The Color of Feeling

A Light Study

Text by Peter Henry, Photos by Milan Sachs

One moment, Chloe Kerwin is laughing along with us as we bathe a common room in a new color. Milan Sachs and I are looking to see how Kerwin’s expressions and feelings change when exposed to different colors in a neutral environment. We were just transitioning from green to blue to yellow while blasting the likes of Ariel Pink and Tame Impala. There are slight differences with each changing of the light; her energy relaxes once the room becomes blue and Tame Impala gets into a slow riff, but throughout the whole session she mostly appears the same. That all changes once we switch to red.

In an instant, the room becomes more intense with the color than ever before. We can all feel it and gasp at the sudden shift. I look over to Kerwin, who is by far receiving the most exposure to light, and ask how she’s feeling with this new development.

“Anxious, I feel very anxious,” she replies. Her body language communicates this clearly. She’s fidgeting with her hands more than she was previously, and her eyes are darting around the room. This anxiety follows her during the next couple songs until Milan instructs her to sit up on the round table. It is then that Kerwin seems to bask in the red, taking it in and owning it. In our conversation following the shoot, she explained to me her surprise at the different moods the red light brought out of her. Among them were happiness, power, anger, and love. Much of this was coinciding with the music we were playing, especially when “Rock With You” by Michael Jackson came on, and a spark appeared in her eyes. We had to tell Kerwin to be still more than a few times as she compulsively swayed to the music.

chloe4.jpg

“It reminded me of my uncle’s house, when I was ten, I would come over and he would play Michael Jackson, and we would sleepover and dance.” For a song as strong as that, or “This Must Be the Place” by Talking Heads, the association of color actually morphed along with the sound.

Our shoot with Jasper Cote revealed stronger emotions, as we allowed him to choose each song and tell us the corresponding color it made him feel. With “Just Like Heaven” by The Cure, Cote wanted a similar red to Kerwin, and channeled the same power and energy as he clutched the lounge chair he sat in and stared straight into the camera.

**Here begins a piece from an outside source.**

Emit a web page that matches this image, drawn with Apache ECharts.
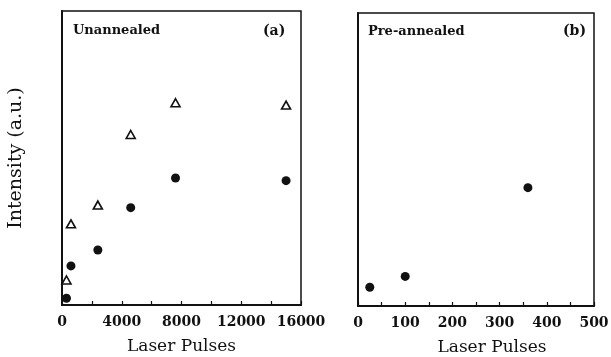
<!DOCTYPE html>
<html>
<head>
<meta charset="utf-8">
<script src="https://cdn.jsdelivr.net/npm/echarts@6/dist/echarts.min.js"></script>
<style>
  html, body { margin: 0; padding: 0; background: #fff; }
  #chart { width: 611px; height: 357px; }
</style>
</head>
<body>
<div id="chart"></div>
<script>
// Panel (a): unannealed sample, intensity vs. number of laser pulses
const pulsesA = [300, 600, 2400, 4600, 7600, 15000];
const triangleA = [8.5, 27.6, 34, 58, 68.8, 68];
const circleA = [2.3, 13.3, 18.7, 33.1, 43.2, 42.3];

// Panel (b): pre-annealed sample
const pulsesB = [25, 100, 360];
const circleB = [6.4, 10.1, 40.4];

const panelTitles = ['Unannealed', 'Pre-annealed'];
const panelTags = ['(a)', '(b)'];
const xAxisTitle = 'Laser Pulses';
const yAxisTitle = 'Intensity (a.u.)';

const SERIF = 'DejaVu Serif';
const INK = '#111';

const pairs = (xs, ys) => xs.map((x, i) => [x, ys[i]]);

function xAxisFor(gridIndex, max, interval) {
  return {
    gridIndex, type: 'value', min: 0, max, interval,
    name: xAxisTitle, nameLocation: 'middle', nameGap: 33,
    nameTextStyle: {
      fontFamily: SERIF, fontSize: 17, color: INK,
      padding: gridIndex === 1 ? [0, 0, 0, 32] : 0
    },
    axisLine: { show: true, lineStyle: { color: INK, width: 2 } },
    axisTick: { show: true, inside: true, length: 4, lineStyle: { color: INK, width: 1.2 } },
    minorTick: { show: true, splitNumber: 2, length: 4, lineStyle: { color: INK, width: 1.2 } },
    axisLabel: {
      fontFamily: SERIF, fontWeight: 'bold', fontSize: 14, color: INK, margin: 10,
      formatter: v => String(v)
    },
    splitLine: { show: false }
  };
}

function yAxisFor(gridIndex) {
  return {
    gridIndex, type: 'value', min: 0, max: 100,
    name: gridIndex === 0 ? yAxisTitle : '',
    nameLocation: 'middle', nameGap: 36,
    nameTextStyle: { fontFamily: SERIF, fontSize: 19, color: INK },
    axisLine: { show: true, lineStyle: { color: INK, width: 2 } },
    axisTick: { show: false },
    axisLabel: { show: false },
    splitLine: { show: false }
  };
}

const circleStyle = { color: INK, opacity: 1 };
const triangleStyle = { color: '#fff', borderColor: INK, borderWidth: 1.6, opacity: 1 };

const tagStyle = size => ({ fontFamily: SERIF, fontWeight: 'bold', fontSize: size, color: INK });

const gridBase = {
  show: true, borderColor: INK, borderWidth: 1.5, backgroundColor: 'transparent',
  containLabel: false, outerBoundsMode: 'none'
};

const option = {
  backgroundColor: '#fff',
  animation: false,
  grid: [
    Object.assign({ left: 62, right: 310, top: 11, bottom: 52 }, gridBase),
    Object.assign({ left: 358, right: 17, top: 13, bottom: 51 }, gridBase)
  ],
  xAxis: [xAxisFor(0, 16000, 4000), xAxisFor(1, 500, 100)],
  yAxis: [yAxisFor(0), yAxisFor(1)],
  title: [
    { text: panelTitles[0], left: 73, top: 24, padding: 0, textStyle: tagStyle(13) },
    { text: panelTags[0], left: 263, top: 24, padding: 0, textStyle: tagStyle(14) },
    { text: panelTitles[1], left: 368, top: 25, padding: 0, textStyle: tagStyle(13) },
    { text: panelTags[1], left: 563, top: 24, padding: 0, textStyle: tagStyle(14) }
  ],
  series: [
    {
      type: 'scatter', xAxisIndex: 0, yAxisIndex: 0,
      symbol: 'triangle', symbolSize: [9, 8], itemStyle: triangleStyle,
      data: pairs(pulsesA, triangleA)
    },
    {
      type: 'scatter', xAxisIndex: 0, yAxisIndex: 0,
      symbol: 'circle', symbolSize: 9, itemStyle: circleStyle,
      data: pairs(pulsesA, circleA)
    },
    {
      type: 'scatter', xAxisIndex: 1, yAxisIndex: 1,
      symbol: 'circle', symbolSize: 9, itemStyle: circleStyle,
      data: pairs(pulsesB, circleB)
    }
  ]
};

const chart = echarts.init(document.getElementById('chart'), null, { renderer: 'canvas' });
chart.setOption(option);
</script>
</body>
</html>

He told me about how the song was about an ex-relationship and had a very positive connotation, but about halfway through his thoughts drifted to memories of his band Pool Boys and a recent trip they took to New York. “It was one of the happiest memories I had in recent times, and came into my head so naturally. I think there’s power in that,” said Cote.

jasper1.jpg

When we put him in a deep blue light during “Mad Rush” by Philip Glass, he shrunk into the chair and almost looked like he was trying to sink into the color itself. There was a clear emotional resonance from Cote which may not have been so obvious without being immersed in the blue. Whereas Kerwin attempted to take in music for the first time in conjunction with the color, Cote was able to get right to the core of what he was feeling. In the slower, folky sounds of Nick Drake, Cote sat at the table and stared off into the green spotlight, letting the colors drape over him as if it were the music itself. To Cote, “Green makes me think of spring and new beginnings. ‘Which Will’ fits into that mood of spring for me.”

If there was anything Milan and I could take away from this shoot, it was that there is an uncertain power in the ability of color to bring out feelings. In everyday life, we are surrounded by colors that poke and prod constantly at how we feel. How to control this, and how to know which color is affecting what remains a mystery.